Mobility introduces handoff complexity, fluctuating signal geometry, and changing path conditions. Network timing, antenna strategy, cell overlap, and traffic prioritization all become more sensitive. A design that performs well for fixed cameras may struggle when asked to support moving command vehicles streaming video and operational data.

This is why private wireless for field operations often requires more than commodity infrastructure. It may need directional coverage planning, integrated radios, path calculation, onboard networking, and antenna systems built to maintain alignment and link stability under motion. For organizations operating beyond standard telecom conditions, that is not overengineering. It is the baseline for continuity.

Security and control without false promises

Private LTE and 5G can improve security posture because the organization controls subscriber access, segmentation, and policy. Sensitive traffic can stay inside a defined environment, and mission-critical applications can be prioritized.

Still, private does not automatically mean secure. Misconfigured cores, poorly managed SIM provisioning, exposed management planes, and weak integration between IT and OT domains can create avoidable risk. The better view is that private wireless gives you the tools for stronger control, but those tools need to be engineered and operated correctly.

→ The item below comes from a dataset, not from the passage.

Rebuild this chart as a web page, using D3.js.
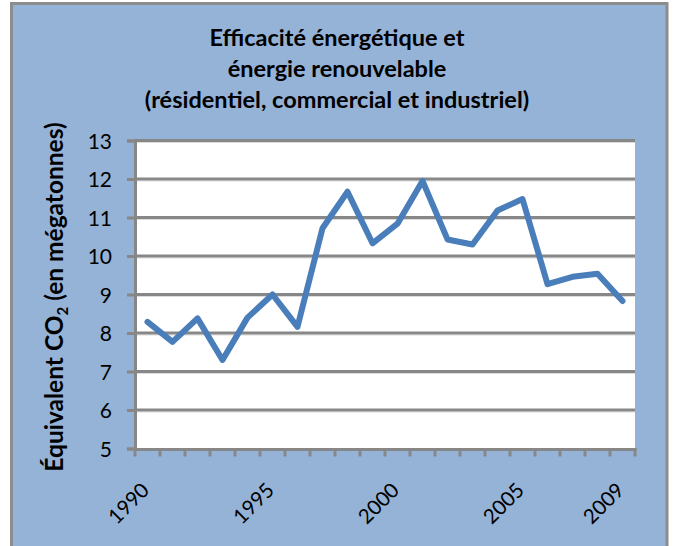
<!DOCTYPE html>
<html>
<head>
<meta charset="utf-8">
<script src="https://cdn.jsdelivr.net/npm/d3@7"></script>
<style>
  body { margin: 0; background: #ffffff; }
  text { font-family: Lato, "Open Sans", sans-serif; }
</style>
</head>
<body>
<div id="chart"></div>
<script>
let w = 673;
let h = 546;

// data
const years = d3.range(1990, 2010).map(String);
const values = [8.29, 7.77, 8.38, 7.30, 8.40, 9.00, 8.16, 10.72, 11.67, 10.33,
                10.84, 11.95, 10.43, 10.30, 11.18, 11.48, 9.27, 9.46, 9.54, 8.83];
const yTicks = [5, 6, 7, 8, 9, 10, 11, 12, 13];
const xLabels = ["1990", "1995", "2000", "2005", "2009"];
const titleLines = ["Efficacité énergétique et", "énergie renouvelable",
                    "(résidentiel, commercial et industriel)"];

let plotL = 135, plotR = 635, plotT = 140.5, plotB = 448.5;

let svg = d3.select("#chart").append("svg")
            .attr("width", w)
            .attr("height", h);

// chart background + border
svg.append("rect")
   .attr("x", 11.5).attr("y", 3.5)
   .attr("width", 655.5).attr("height", 560)
   .attr("fill", "#95b3d7")
   .attr("stroke", "#8c8c8c")
   .attr("stroke-width", 3);

let x = d3.scaleBand().domain(years).range([plotL, plotR]);
let y = d3.scaleLinear().domain([5, 13]).range([plotB, plotT]);

// plot area
svg.append("rect")
   .attr("x", plotL).attr("y", plotT)
   .attr("width", plotR - plotL).attr("height", plotB - plotT)
   .attr("fill", "#ffffff");

// gridlines (with the light shadow Excel draws under them)
svg.selectAll(".gshadow").data(yTicks.filter(d => d > 5)).enter().append("line")
   .attr("class", "gshadow")
   .attr("x1", plotL).attr("x2", plotR)
   .attr("y1", d => y(d) + 2).attr("y2", d => y(d) + 2)
   .attr("stroke", "#dcdcdc").attr("stroke-width", 1.2);
svg.selectAll(".grid").data(yTicks.filter(d => d > 5)).enter().append("line")
   .attr("class", "grid")
   .attr("x1", plotL).attr("x2", plotR)
   .attr("y1", d => y(d)).attr("y2", d => y(d))
   .attr("stroke", "#878787").attr("stroke-width", 3);

// y axis
let yAxis = svg.append("g")
   .attr("transform", `translate(${plotL},0)`)
   .call(d3.axisLeft(y).tickValues(yTicks).tickSize(8).tickPadding(15));
yAxis.select(".domain").attr("stroke", "#878787").attr("stroke-width", 3);
yAxis.selectAll(".tick line").attr("stroke", "#878787").attr("stroke-width", 3);
yAxis.selectAll(".tick text")
     .attr("font-family", "Lato, sans-serif")
     .attr("font-size", 21)
     .attr("fill", "#000")
     .attr("dy", "0.36em");

// x axis: ticks on category boundaries
let bounds = years.map(d => x(d)).concat([plotR]);
svg.append("line")
   .attr("x1", plotL - 1.5).attr("x2", plotR + 1.5)
   .attr("y1", plotB + 1).attr("y2", plotB + 1)
   .attr("stroke", "#878787").attr("stroke-width", 3);
svg.selectAll(".xtick").data(bounds).enter().append("line")
   .attr("class", "xtick")
   .attr("x1", d => d).attr("x2", d => d)
   .attr("y1", plotB).attr("y2", plotB + 8)
   .attr("stroke", "#878787").attr("stroke-width", 3);

svg.selectAll(".xlab").data(xLabels).enter().append("text")
   .attr("class", "xlab")
   .attr("transform", d => `translate(${x(d) + x.bandwidth() / 2 + 3},${plotB + 43}) rotate(-45)`)
   .attr("text-anchor", "end")
   .attr("font-size", 20.5)
   .text(d => d);

// the series
let line = d3.line()
   .x((d, i) => x(years[i]) + x.bandwidth() / 2)
   .y(d => y(d));
svg.append("path")
   .datum(values)
   .attr("d", line)
   .attr("fill", "none")
   .attr("stroke", "#4a7ebb")
   .attr("stroke-width", 6)
   .attr("stroke-linejoin", "round")
   .attr("stroke-linecap", "round");

// title
svg.selectAll(".title").data(titleLines).enter().append("text")
   .attr("class", "title")
   .attr("x", 337)
   .attr("y", (d, i) => 46 + i * 31)
   .attr("text-anchor", "middle")
   .attr("font-size", 23.5)
   .attr("font-weight", "bold")
   .text(d => d);

// y axis title
let yt = svg.append("text")
   .attr("transform", `translate(63,297) rotate(-90)`)
   .attr("text-anchor", "middle")
   .attr("font-size", 24.5)
   .attr("font-weight", "bold");
yt.append("tspan").text("Équivalent CO");
yt.append("tspan").attr("font-size", 15).attr("dy", 5).text("2");
yt.append("tspan").attr("dy", -5).text(" (en mégatonnes)");
</script>
</body>
</html>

For public safety, defense, and critical infrastructure buyers, that distinction matters. Security claims should be tied to architecture, governance, and field procedures, not generic platform language.

Where private wireless delivers the most value

The strongest use cases tend to share the same traits: remote geography, unreliable carrier coverage, moving assets, operationally important applications, or a need for traffic isolation.

Industrial sites use private wireless to support automation, worker communications, vehicle connectivity, and sensor traffic across large outdoor areas. Maritime operators use it for onboard broadband, port approach coverage, and vessel-to-shore links. Energy operators use it for production fields, compressor stations, wind farms, and temporary projects where fiber is impractical. Public safety teams use it for incident areas, deployable networks, and continuity when commercial infrastructure is overloaded.

These are not vanity deployments. They are communications systems built because failure carries operational cost.

How to evaluate a solution partner

If you are comparing vendors, ask how they handle difficult RF environments, mobility, and backhaul under real conditions. Ask what happens when the site moves, the weather changes, the vessel rolls, or the temporary mast is not perfectly placed. Ask how they validate interoperability across radios, antennas, cores, and endpoint devices.

A credible partner will talk about path analysis, installation realities, antenna behavior, environmental hardening, and support after commissioning. They will also be clear about tradeoffs. Not every site can get the same latency, redundancy model, or cost profile. The right answer is the one that fits your operating risk and performance target.

For organizations working in harsh or mobile environments, that practical engineering approach is where specialist providers such as BATS Wireless stand apart from general-purpose networking vendors.

A private wireless network guide should end with one decision

Do not start by asking whether you want private 4G or private 5G. Start by asking what continuity looks like when your people, assets, and applications are operating at the edge of normal infrastructure. Once that is defined, the right architecture becomes much easier to justify, procure, and deploy.